Apache Kafka
Distributed event streaming platform
Apache Kafka: A Distributed Event Streaming Platform
Product Overview and Positioning
Apache Kafka is a powerful, distributed event streaming platform designed for high-throughput data pipelines and real-time processing. As a messaging system, it enables organizations to publish, subscribe, store, and process streams of records in a fault-tolerant manner. Kafka's inherent scalability and resilience make it a vital tool for modern data architectures, allowing teams to handle large volumes of data seamlessly.
Key Features and Capabilities
- High Throughput: Kafka is capable of handling millions of messages per second, making it ideal for big data applications.
- Scalability: Easily scale up or down by adding or removing brokers without downtime, accommodating fluctuating workloads.
- Durability: Data is persisted to disk and replicated across multiple nodes, ensuring reliability and fault tolerance.
- Stream Processing: Integrates well with stream processing frameworks like Apache Flink and Apache Spark, enabling real-time analytics.
- Publish/Subscribe Model: Supports multiple producers and consumers, allowing for flexible data distribution.
- Multi-tenant: Kafka can support multiple applications and teams on the same cluster, optimizing resource utilization and management.
How It Helps with Migration Projects
Apache Kafka plays a crucial role in migration projects by providing a robust middleware solution that can integrate legacy systems with modern applications. Here are a few ways it helps:
- Data Integration: Facilitate migration by streaming data from legacy systems to new platforms, ensuring smooth transitions without downtime.
- Event-Driven Architecture: Encourages a shift towards event-driven architectures, helping teams to decouple applications and improve responsiveness.
- Change Data Capture (CDC): Capture changes from source databases and replicate them in real-time to target systems, reducing the complexity of data migration.

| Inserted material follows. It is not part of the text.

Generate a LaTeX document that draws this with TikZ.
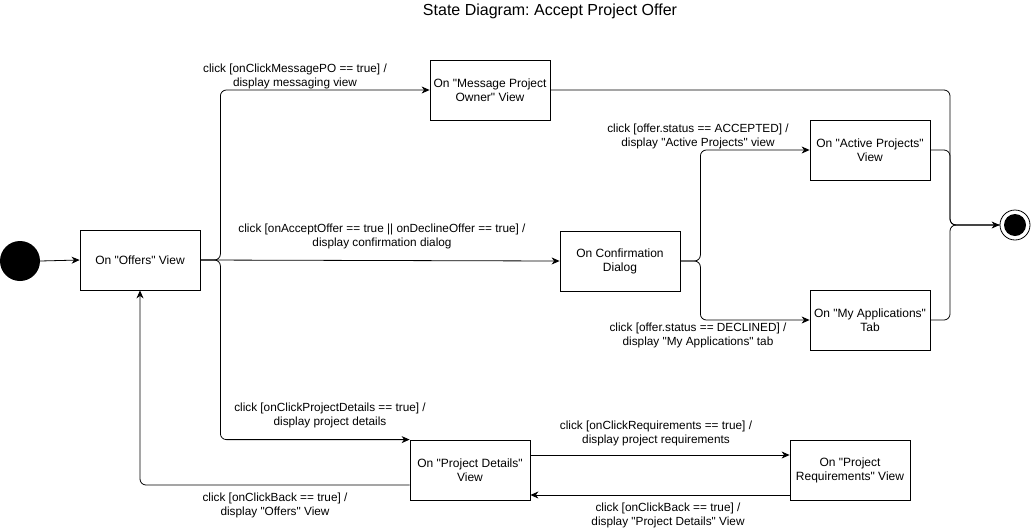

- Testing and Validation: Stream data during the migration process to validate and test new systems before fully switching over.
Ideal Use Cases and Scenarios
- Real-Time Analytics: Organizations needing immediate insights from data can leverage Kafka to stream data from various sources into analytics engines.

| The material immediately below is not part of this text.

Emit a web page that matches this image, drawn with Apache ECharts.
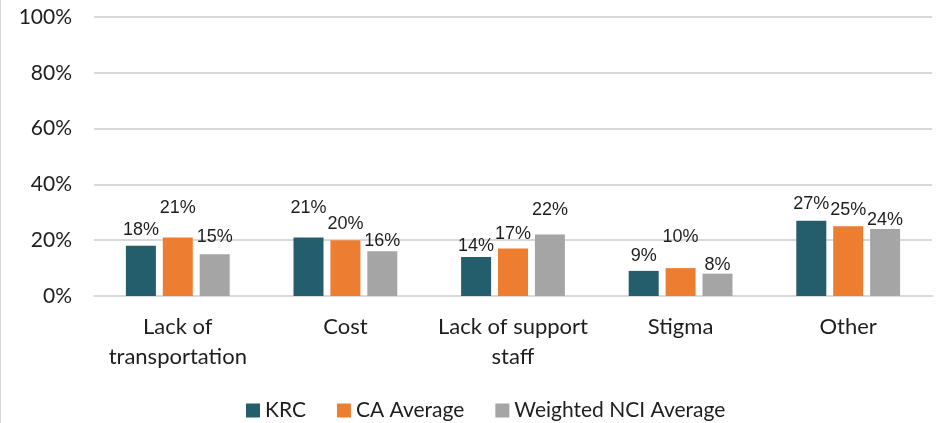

- Microservices Communication: Kafka acts as a backbone for microservices, allowing them to communicate asynchronously and handle high loads efficiently.
- Data Lakes: Utilize Kafka to ingest data from multiple sources into a data lake, keeping data fresh and accessible.
- Legacy System Migration: Transition data from legacy databases to cloud-native solutions while minimizing downtime and disruption.
Getting Started and Setup
Setting up Apache Kafka involves the following steps:
- Download Kafka: Access the latest version from the Apache Kafka website.
- Install Java: Ensure Java is installed as Kafka runs on the Java Virtual Machine (JVM).
- Start Zookeeper: Kafka uses Zookeeper to manage distributed brokers. Start Zookeeper with:
bin/zookeeper-server-start.sh config/zookeeper.properties - Start Kafka Broker: Launch the Kafka server:
bin/kafka-server-start.sh config/server.properties - Create a Topic: Create a topic for data streaming:
bin/kafka-topics.sh --create --topic test --bootstrap-server localhost:9092 --partitions 1 --replication-factor 1 - Produce and Consume Messages: Test the setup by producing and consuming messages using command-line tools or client libraries.
Pricing and Licensing Considerations
Apache Kafka is an open-source project, which means it is free to use under the Apache License 2.0. However, consider the following when planning a deployment:
- Infrastructure Costs: While Kafka itself is free, hosting it on cloud services or on-premise incurs costs related to server infrastructure and maintenance.
- Operational Costs: Monitoring, scaling, and maintaining Kafka clusters require skilled personnel, leading to potential overhead.
Alternatives and How It Compares
While Apache Kafka is a leading choice for event streaming, there are alternatives worth considering:
- RabbitMQ: A more traditional messaging system that follows a queue-based approach; ideal for scenarios with lower throughput and simpler messaging needs.
- Amazon Kinesis: A managed streaming service that integrates well with AWS services but may have higher costs compared to self-hosted options like Kafka.
- Apache Pulsar: Offers multi-tenancy and geo-replication out of the box, making it suitable for global applications.
In comparison, Kafka stands out for its high throughput and horizontal scalability, making it the go-to solution for organizations needing to process large streams of data in real-time.
By leveraging Kafka, teams can ensure a smooth migration process, paving the way for modern data architectures while minimizing risks associated with data transfer and application integration.